--- Start of Material for this task ---
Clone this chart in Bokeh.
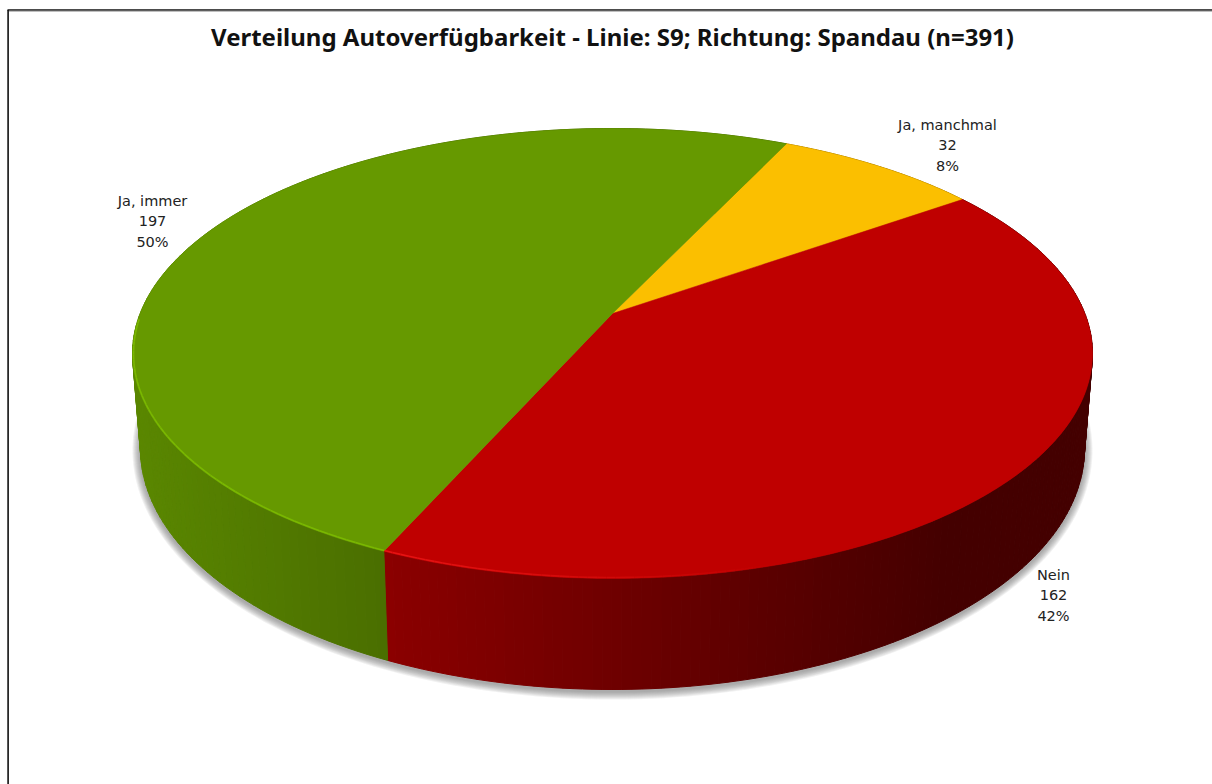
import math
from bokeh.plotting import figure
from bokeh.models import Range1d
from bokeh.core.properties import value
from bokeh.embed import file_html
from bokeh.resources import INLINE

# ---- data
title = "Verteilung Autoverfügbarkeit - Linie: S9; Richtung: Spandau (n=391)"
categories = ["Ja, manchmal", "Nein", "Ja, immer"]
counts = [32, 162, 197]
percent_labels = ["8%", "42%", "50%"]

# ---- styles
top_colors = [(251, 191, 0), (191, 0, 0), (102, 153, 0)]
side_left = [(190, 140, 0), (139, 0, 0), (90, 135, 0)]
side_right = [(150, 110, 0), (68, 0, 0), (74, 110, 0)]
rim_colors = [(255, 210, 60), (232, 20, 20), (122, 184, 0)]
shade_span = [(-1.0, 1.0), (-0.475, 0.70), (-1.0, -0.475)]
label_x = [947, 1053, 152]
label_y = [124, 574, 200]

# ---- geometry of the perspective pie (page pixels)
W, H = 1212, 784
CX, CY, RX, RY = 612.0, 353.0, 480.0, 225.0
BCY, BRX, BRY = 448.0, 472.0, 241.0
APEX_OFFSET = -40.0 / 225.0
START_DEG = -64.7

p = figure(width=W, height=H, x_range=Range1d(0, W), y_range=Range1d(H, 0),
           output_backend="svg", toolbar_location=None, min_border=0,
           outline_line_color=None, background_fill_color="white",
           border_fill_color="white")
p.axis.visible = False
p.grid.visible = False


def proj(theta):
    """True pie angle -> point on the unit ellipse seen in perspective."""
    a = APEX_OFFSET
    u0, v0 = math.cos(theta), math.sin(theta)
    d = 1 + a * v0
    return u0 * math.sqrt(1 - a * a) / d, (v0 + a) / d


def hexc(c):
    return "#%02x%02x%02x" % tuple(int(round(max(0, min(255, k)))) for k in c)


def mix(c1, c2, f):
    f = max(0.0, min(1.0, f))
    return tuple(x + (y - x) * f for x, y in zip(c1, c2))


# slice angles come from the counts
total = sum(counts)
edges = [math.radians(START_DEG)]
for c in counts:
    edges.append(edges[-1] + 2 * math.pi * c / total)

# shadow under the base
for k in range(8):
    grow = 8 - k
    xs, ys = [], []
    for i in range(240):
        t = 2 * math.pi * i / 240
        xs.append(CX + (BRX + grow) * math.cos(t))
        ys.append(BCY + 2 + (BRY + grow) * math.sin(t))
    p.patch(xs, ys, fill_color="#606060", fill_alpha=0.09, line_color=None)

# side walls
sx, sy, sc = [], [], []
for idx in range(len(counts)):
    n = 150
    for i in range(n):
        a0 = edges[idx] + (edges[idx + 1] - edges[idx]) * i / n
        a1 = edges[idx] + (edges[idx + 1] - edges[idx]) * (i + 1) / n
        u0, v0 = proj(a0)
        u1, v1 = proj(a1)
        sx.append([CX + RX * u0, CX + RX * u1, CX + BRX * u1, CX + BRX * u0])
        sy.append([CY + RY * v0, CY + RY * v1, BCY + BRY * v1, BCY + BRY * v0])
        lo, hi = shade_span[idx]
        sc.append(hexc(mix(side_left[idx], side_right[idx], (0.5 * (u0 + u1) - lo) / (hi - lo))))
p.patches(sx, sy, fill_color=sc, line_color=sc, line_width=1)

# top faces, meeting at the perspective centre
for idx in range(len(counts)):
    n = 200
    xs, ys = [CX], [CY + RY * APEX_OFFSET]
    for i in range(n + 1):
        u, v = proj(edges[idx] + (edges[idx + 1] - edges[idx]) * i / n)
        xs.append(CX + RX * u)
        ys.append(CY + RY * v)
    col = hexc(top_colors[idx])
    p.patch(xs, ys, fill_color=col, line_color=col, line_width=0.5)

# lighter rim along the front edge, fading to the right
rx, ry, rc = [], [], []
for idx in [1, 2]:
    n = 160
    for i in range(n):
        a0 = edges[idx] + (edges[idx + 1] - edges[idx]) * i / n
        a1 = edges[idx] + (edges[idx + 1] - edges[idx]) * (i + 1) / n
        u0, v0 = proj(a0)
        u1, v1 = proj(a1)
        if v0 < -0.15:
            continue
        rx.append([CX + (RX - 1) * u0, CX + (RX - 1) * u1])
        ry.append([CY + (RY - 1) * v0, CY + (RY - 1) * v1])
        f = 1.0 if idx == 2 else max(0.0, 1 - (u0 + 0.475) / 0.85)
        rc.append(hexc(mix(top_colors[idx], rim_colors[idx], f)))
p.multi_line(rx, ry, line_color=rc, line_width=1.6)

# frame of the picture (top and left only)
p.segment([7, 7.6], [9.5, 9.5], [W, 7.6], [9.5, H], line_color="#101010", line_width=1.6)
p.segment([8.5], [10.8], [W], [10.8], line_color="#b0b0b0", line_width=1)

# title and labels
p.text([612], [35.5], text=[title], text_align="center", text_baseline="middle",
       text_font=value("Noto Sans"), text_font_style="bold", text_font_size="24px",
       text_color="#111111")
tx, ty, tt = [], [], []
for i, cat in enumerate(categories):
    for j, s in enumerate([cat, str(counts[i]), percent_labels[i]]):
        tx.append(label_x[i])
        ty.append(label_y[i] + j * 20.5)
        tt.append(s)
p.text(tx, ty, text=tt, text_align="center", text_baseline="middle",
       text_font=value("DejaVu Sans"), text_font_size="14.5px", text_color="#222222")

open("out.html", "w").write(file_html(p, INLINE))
--- End of Material for this task ---
--- Start of Material for this task ---
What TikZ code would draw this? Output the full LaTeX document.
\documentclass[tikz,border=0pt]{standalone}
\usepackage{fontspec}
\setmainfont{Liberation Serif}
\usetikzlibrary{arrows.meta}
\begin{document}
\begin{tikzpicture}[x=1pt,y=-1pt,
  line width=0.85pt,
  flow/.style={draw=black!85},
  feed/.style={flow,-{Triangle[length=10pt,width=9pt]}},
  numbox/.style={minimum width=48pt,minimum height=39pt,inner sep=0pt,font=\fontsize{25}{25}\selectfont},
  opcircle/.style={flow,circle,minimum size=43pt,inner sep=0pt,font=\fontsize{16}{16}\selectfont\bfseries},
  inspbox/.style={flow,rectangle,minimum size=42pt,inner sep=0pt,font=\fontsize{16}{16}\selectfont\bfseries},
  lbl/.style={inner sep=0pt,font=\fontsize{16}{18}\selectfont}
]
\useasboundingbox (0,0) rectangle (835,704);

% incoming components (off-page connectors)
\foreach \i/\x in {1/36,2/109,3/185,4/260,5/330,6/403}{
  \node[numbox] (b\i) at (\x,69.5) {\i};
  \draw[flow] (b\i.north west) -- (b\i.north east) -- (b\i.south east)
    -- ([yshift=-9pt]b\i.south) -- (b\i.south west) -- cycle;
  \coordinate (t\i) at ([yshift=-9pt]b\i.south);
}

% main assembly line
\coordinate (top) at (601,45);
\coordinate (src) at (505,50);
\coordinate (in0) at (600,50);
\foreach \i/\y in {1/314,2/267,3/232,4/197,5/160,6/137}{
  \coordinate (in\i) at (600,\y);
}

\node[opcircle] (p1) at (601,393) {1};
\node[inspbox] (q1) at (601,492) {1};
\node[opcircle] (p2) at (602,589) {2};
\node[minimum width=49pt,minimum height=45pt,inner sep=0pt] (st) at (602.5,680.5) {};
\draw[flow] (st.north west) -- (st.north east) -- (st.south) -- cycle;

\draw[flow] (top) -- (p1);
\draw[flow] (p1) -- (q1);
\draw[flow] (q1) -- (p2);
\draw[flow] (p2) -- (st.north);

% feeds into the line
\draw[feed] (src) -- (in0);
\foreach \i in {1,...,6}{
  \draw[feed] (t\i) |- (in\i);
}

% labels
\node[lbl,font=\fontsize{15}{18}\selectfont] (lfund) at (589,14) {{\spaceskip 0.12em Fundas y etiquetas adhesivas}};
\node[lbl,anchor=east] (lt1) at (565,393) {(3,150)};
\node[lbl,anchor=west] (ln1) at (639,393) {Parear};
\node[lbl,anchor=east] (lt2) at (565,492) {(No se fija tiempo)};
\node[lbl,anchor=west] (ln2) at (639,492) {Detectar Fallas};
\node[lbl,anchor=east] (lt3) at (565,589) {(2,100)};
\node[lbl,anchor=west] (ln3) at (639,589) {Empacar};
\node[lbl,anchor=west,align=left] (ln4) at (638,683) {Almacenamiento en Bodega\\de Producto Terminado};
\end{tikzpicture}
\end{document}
--- End of Material for this task ---
--- Start of Material for this task ---
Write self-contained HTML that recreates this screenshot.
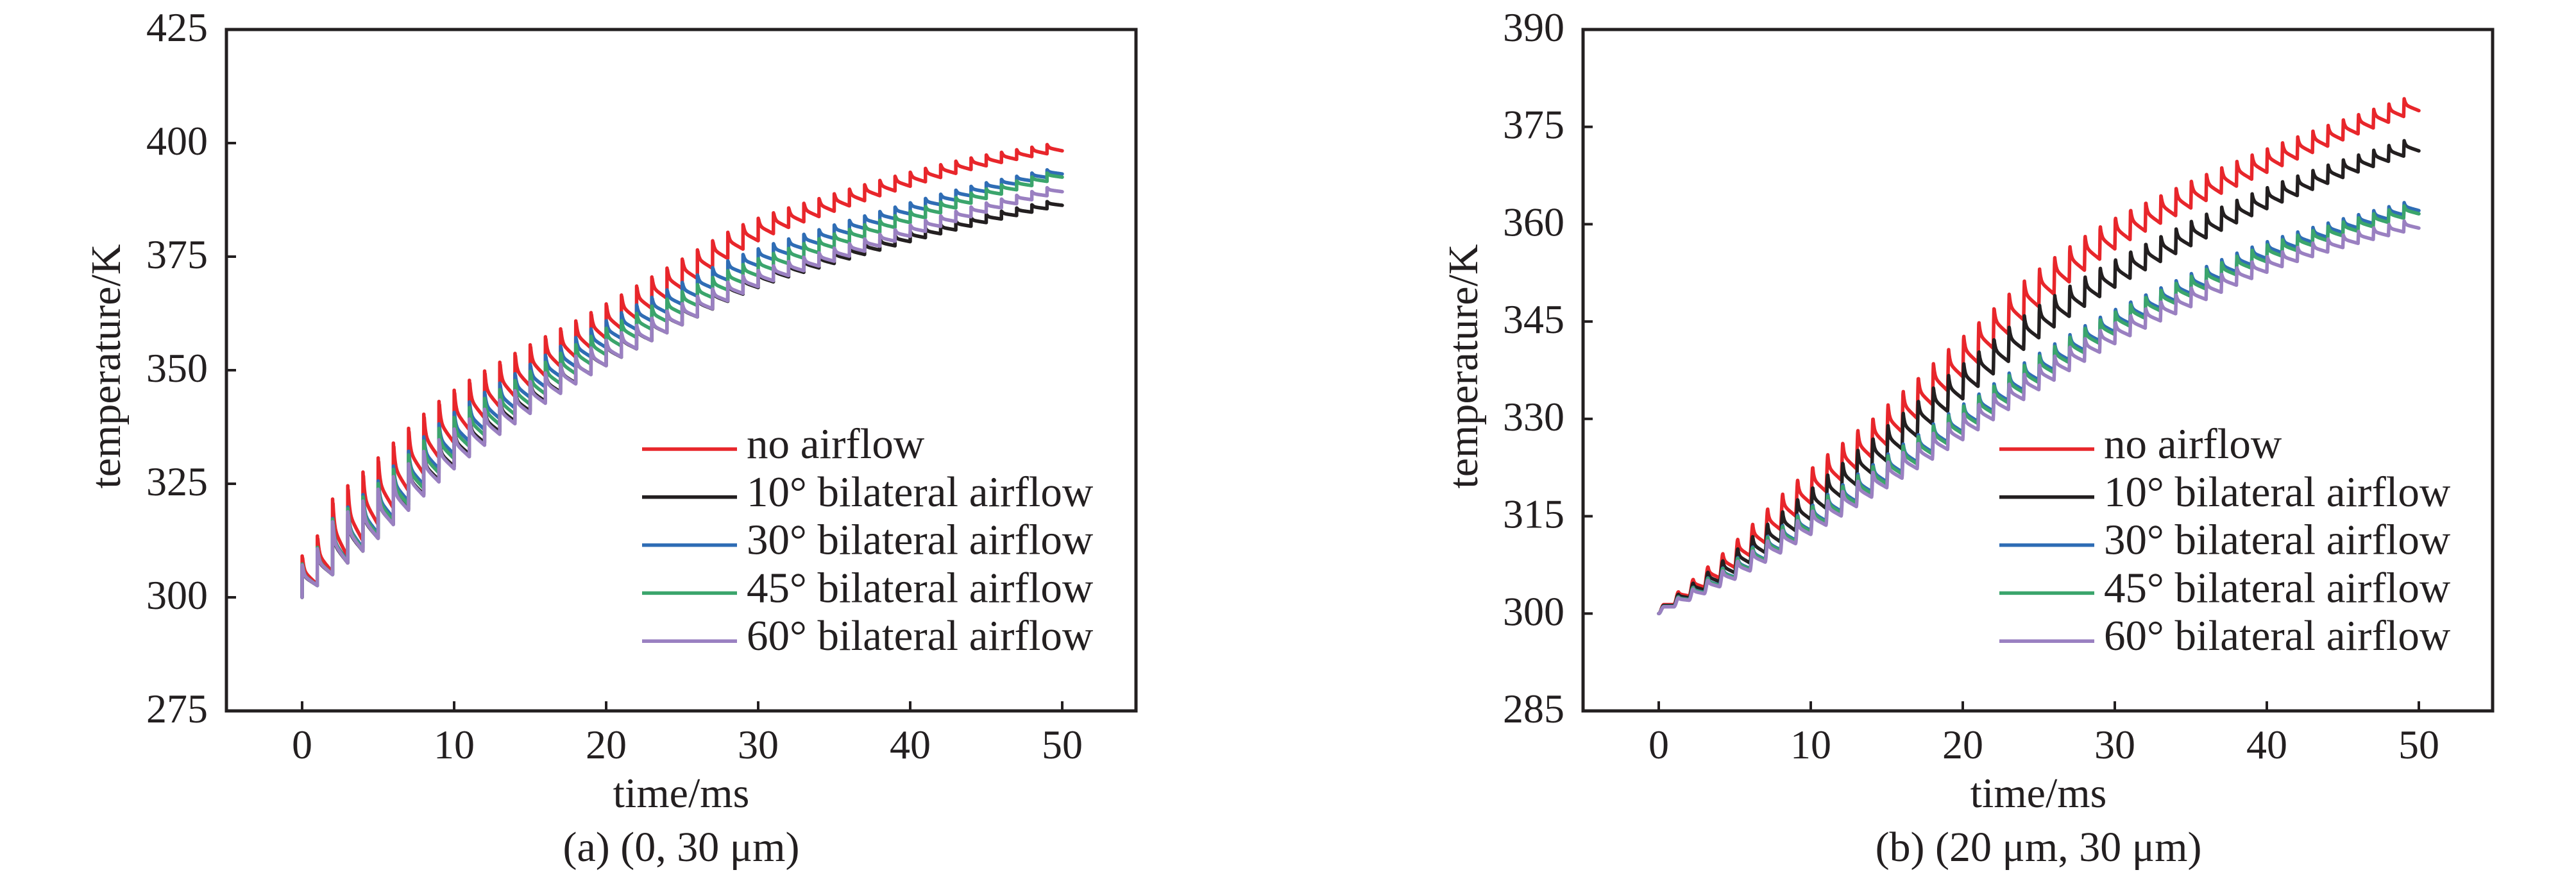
--- End of Material for this task ---
● Stated exercise
List every line in the records above that contains the word "draw".

● Result for this task
What TikZ code would draw this? Output the full LaTeX document.
  flow/.style={draw=black!85},
  \draw[flow] (b\i.north west) -- (b\i.north east) -- (b\i.south east)
\draw[flow] (st.north west) -- (st.north east) -- (st.south) -- cycle;
\draw[flow] (top) -- (p1);
\draw[flow] (p1) -- (q1);
\draw[flow] (q1) -- (p2);
\draw[flow] (p2) -- (st.north);
\draw[feed] (src) -- (in0);
  \draw[feed] (t\i) |- (in\i);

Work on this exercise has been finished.